▸ **What needs to be done**:
Reproduce exactly the lines below, from the first one through the line containing "const yTicksA = [1, 10, 100, 1000, 10000];", and omit any pictures.

▸ **Data extract**:
┏━━
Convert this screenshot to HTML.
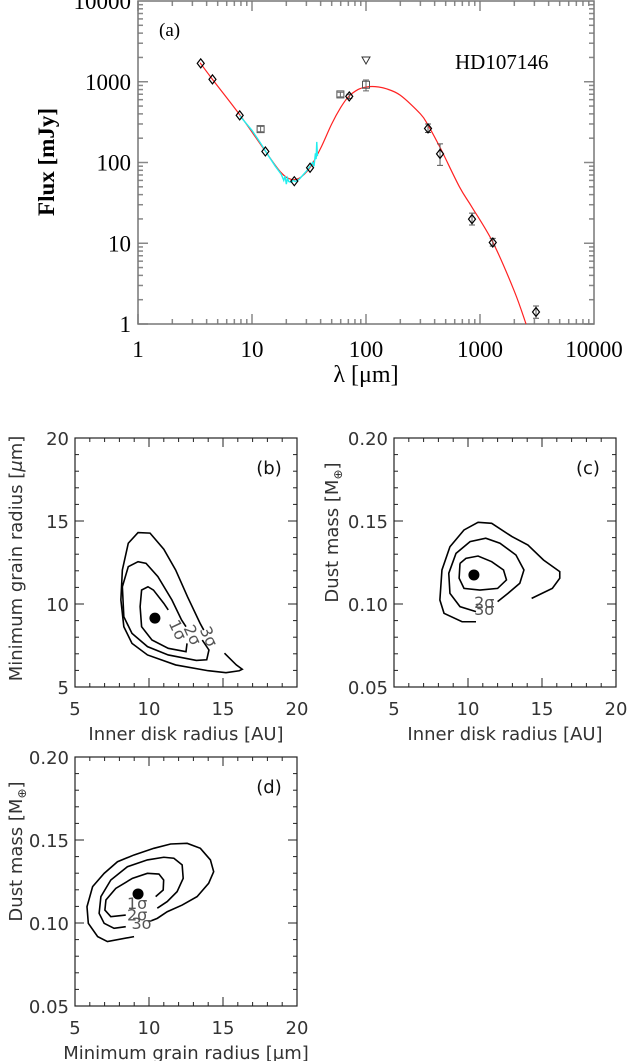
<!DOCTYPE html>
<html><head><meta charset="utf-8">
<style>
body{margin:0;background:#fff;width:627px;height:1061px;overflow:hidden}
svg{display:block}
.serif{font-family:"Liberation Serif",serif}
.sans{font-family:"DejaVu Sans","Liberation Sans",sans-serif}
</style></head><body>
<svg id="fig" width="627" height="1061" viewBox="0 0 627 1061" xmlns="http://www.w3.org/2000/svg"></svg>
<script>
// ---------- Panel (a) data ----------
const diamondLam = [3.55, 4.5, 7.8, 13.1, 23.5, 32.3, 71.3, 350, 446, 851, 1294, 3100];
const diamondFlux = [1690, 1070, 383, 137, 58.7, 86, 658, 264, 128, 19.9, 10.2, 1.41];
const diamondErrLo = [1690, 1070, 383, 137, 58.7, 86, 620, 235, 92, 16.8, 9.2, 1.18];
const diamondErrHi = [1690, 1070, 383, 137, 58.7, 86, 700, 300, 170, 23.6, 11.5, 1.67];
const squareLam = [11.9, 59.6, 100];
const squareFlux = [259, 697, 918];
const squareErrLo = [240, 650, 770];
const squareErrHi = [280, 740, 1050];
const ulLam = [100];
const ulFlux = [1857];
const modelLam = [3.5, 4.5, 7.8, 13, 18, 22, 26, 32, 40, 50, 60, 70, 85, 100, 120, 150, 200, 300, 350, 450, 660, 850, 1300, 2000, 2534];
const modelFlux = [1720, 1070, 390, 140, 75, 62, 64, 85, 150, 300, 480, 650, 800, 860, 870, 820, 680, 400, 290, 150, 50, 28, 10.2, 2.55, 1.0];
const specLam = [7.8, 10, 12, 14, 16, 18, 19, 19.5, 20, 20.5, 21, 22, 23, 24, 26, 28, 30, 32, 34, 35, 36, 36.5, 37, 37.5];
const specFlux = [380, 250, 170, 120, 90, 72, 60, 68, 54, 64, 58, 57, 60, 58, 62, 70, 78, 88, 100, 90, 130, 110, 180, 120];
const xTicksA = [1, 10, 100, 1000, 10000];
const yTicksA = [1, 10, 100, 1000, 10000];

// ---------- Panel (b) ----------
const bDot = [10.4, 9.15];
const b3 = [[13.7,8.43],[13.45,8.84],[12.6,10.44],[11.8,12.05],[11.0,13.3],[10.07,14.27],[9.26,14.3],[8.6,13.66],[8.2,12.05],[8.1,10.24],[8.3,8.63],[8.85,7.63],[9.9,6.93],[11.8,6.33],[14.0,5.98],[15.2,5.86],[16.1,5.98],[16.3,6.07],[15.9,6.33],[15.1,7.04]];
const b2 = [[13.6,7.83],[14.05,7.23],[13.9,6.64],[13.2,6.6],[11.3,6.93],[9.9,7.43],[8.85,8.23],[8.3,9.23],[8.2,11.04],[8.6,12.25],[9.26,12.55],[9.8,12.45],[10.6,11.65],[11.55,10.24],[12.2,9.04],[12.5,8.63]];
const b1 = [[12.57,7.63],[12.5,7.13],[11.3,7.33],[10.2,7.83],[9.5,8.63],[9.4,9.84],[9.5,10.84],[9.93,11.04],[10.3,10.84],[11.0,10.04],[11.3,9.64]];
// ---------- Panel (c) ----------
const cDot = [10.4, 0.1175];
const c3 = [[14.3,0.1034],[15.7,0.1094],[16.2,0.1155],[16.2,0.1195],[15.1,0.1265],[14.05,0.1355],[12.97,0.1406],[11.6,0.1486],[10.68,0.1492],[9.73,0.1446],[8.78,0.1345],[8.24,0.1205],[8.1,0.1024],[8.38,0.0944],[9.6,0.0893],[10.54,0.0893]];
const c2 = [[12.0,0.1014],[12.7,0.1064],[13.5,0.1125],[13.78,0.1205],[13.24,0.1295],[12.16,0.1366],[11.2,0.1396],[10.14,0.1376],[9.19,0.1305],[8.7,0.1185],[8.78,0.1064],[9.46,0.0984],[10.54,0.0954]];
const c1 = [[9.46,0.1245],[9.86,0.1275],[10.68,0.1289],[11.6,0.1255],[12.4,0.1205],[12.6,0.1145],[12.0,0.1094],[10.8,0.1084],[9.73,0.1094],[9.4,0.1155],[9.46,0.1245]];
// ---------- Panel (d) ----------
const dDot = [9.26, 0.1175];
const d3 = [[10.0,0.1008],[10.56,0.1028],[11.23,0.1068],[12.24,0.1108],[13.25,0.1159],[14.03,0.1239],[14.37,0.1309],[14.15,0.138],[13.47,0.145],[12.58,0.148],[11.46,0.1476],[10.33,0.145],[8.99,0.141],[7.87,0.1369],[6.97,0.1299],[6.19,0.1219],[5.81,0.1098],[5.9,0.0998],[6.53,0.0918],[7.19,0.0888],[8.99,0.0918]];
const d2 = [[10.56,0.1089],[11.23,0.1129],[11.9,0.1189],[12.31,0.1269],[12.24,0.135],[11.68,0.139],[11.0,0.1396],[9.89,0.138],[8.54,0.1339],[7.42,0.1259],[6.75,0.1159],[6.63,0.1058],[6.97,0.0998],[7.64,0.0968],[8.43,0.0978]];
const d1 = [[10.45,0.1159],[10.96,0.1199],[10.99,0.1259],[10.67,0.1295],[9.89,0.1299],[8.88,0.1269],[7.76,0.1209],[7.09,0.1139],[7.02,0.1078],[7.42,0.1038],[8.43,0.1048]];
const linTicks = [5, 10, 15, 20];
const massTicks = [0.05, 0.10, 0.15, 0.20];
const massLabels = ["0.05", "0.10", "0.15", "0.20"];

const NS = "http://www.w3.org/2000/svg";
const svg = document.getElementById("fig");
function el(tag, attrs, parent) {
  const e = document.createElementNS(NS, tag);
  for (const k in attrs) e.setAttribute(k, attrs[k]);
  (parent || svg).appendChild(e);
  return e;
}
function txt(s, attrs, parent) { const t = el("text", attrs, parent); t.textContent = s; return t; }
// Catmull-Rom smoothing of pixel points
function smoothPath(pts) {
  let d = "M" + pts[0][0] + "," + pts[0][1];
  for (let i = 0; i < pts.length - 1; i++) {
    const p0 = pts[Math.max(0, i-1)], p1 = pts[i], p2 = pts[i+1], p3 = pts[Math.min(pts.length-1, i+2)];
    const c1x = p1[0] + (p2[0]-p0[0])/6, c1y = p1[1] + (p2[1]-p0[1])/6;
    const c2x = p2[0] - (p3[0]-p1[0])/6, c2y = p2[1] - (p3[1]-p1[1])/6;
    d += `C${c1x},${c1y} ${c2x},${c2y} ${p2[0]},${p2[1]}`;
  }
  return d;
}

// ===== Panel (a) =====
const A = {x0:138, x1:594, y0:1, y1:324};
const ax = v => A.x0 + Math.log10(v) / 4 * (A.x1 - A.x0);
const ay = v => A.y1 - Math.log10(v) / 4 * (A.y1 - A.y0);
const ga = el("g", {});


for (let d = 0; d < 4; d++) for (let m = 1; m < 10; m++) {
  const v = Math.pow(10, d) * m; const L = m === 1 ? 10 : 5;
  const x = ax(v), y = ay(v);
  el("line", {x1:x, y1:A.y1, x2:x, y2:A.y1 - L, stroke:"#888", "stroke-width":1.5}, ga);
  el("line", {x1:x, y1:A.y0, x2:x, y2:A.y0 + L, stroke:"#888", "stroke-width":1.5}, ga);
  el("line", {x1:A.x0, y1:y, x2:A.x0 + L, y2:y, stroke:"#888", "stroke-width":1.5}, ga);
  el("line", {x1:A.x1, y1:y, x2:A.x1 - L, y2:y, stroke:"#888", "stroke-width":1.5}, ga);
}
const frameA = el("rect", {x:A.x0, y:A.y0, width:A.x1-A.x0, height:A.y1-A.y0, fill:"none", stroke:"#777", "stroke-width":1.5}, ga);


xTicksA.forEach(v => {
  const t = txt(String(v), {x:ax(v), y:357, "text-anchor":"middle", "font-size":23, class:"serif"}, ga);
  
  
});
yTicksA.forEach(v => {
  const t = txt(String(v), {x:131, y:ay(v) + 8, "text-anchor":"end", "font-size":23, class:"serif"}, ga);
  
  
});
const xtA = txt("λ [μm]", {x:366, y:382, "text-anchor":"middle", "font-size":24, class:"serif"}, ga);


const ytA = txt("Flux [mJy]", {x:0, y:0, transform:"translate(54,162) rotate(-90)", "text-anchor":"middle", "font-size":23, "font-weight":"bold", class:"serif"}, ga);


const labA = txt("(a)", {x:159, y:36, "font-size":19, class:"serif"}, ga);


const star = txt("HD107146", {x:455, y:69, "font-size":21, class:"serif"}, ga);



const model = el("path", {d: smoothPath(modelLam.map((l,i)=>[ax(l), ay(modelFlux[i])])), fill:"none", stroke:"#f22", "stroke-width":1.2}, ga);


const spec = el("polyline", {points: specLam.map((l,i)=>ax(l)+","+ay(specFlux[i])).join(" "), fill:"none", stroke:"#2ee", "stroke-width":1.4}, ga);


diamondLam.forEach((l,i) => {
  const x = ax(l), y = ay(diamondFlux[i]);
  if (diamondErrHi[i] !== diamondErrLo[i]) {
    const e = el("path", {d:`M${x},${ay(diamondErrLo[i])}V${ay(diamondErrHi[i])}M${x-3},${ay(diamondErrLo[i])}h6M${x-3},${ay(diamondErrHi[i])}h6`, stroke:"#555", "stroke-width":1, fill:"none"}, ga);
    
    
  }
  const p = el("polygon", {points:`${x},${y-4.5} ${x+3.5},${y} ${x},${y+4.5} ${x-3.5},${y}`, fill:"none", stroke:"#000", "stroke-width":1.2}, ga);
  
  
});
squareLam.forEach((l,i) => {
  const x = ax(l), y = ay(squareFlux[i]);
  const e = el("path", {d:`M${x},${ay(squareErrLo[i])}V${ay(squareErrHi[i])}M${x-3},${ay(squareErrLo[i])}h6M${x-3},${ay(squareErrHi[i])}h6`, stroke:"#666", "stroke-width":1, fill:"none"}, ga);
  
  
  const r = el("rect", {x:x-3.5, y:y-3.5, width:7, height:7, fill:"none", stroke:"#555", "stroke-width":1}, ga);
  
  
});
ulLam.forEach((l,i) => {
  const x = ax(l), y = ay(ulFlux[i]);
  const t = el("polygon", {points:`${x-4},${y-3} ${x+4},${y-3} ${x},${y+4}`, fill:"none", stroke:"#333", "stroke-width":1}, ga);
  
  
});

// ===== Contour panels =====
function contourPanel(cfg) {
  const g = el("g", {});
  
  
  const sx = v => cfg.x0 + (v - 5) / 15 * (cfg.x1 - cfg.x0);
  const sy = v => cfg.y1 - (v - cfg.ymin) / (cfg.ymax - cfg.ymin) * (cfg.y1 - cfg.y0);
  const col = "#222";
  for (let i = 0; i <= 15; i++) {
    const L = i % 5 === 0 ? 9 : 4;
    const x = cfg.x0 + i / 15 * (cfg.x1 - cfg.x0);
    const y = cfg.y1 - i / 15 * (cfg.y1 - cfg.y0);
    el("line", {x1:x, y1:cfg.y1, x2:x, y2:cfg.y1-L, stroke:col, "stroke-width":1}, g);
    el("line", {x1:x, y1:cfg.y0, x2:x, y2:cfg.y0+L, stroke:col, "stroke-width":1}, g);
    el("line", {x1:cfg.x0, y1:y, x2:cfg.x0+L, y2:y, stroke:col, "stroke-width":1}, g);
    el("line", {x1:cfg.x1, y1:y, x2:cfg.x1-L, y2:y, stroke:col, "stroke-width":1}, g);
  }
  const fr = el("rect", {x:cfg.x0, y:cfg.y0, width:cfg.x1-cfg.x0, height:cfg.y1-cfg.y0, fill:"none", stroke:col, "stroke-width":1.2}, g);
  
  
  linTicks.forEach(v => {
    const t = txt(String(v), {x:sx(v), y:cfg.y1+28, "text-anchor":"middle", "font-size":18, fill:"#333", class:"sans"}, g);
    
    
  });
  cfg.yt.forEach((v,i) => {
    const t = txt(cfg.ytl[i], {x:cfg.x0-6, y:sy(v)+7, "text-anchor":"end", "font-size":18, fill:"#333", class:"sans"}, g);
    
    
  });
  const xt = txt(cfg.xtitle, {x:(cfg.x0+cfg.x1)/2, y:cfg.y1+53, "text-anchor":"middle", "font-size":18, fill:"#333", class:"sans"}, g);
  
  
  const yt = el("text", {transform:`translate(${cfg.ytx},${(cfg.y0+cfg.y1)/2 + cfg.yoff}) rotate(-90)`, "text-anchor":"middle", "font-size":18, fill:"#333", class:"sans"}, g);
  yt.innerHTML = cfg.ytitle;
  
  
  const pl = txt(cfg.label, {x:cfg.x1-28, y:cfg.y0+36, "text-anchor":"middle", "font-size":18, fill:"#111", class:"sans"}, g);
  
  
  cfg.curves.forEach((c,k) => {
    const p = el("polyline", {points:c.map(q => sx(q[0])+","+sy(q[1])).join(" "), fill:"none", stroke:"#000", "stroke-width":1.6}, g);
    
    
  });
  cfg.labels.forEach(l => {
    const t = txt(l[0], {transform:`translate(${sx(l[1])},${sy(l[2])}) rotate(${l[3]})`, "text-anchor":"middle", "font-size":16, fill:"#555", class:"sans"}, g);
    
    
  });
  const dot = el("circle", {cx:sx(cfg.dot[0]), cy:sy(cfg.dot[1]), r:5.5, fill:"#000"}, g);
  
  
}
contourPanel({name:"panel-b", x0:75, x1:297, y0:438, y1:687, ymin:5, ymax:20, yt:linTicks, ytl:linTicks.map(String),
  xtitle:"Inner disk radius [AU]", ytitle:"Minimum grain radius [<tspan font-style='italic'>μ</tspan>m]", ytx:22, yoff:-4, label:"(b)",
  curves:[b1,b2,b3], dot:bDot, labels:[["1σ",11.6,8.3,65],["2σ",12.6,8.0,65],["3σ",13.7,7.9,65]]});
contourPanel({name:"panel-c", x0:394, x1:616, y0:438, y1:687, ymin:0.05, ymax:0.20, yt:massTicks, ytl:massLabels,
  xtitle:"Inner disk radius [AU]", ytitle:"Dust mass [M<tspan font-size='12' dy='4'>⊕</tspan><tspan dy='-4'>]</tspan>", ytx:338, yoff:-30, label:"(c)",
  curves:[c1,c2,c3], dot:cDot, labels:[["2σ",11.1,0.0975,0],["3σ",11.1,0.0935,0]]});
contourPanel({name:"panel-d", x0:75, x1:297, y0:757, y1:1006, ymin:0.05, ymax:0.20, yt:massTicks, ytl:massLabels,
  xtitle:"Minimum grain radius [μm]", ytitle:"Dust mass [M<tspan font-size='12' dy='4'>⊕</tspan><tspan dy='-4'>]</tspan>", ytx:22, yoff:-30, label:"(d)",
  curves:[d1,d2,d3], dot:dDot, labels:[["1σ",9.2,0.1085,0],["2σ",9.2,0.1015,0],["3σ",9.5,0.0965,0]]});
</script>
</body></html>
┗━━
▸ **Result of the exercise**:
Convert this screenshot to HTML.
<!DOCTYPE html>
<html><head><meta charset="utf-8">
<style>
body{margin:0;background:#fff;width:627px;height:1061px;overflow:hidden}
svg{display:block}
.serif{font-family:"Liberation Serif",serif}
.sans{font-family:"DejaVu Sans","Liberation Sans",sans-serif}
</style></head><body>
<svg id="fig" width="627" height="1061" viewBox="0 0 627 1061" xmlns="http://www.w3.org/2000/svg"></svg>
<script>
// ---------- Panel (a) data ----------
const diamondLam = [3.55, 4.5, 7.8, 13.1, 23.5, 32.3, 71.3, 350, 446, 851, 1294, 3100];
const diamondFlux = [1690, 1070, 383, 137, 58.7, 86, 658, 264, 128, 19.9, 10.2, 1.41];
const diamondErrLo = [1690, 1070, 383, 137, 58.7, 86, 620, 235, 92, 16.8, 9.2, 1.18];
const diamondErrHi = [1690, 1070, 383, 137, 58.7, 86, 700, 300, 170, 23.6, 11.5, 1.67];
const squareLam = [11.9, 59.6, 100];
const squareFlux = [259, 697, 918];
const squareErrLo = [240, 650, 770];
const squareErrHi = [280, 740, 1050];
const ulLam = [100];
const ulFlux = [1857];
const modelLam = [3.5, 4.5, 7.8, 13, 18, 22, 26, 32, 40, 50, 60, 70, 85, 100, 120, 150, 200, 300, 350, 450, 660, 850, 1300, 2000, 2534];
const modelFlux = [1720, 1070, 390, 140, 75, 62, 64, 85, 150, 300, 480, 650, 800, 860, 870, 820, 680, 400, 290, 150, 50, 28, 10.2, 2.55, 1.0];
const specLam = [7.8, 10, 12, 14, 16, 18, 19, 19.5, 20, 20.5, 21, 22, 23, 24, 26, 28, 30, 32, 34, 35, 36, 36.5, 37, 37.5];
const specFlux = [380, 250, 170, 120, 90, 72, 60, 68, 54, 64, 58, 57, 60, 58, 62, 70, 78, 88, 100, 90, 130, 110, 180, 120];
const xTicksA = [1, 10, 100, 1000, 10000];
const yTicksA = [1, 10, 100, 1000, 10000];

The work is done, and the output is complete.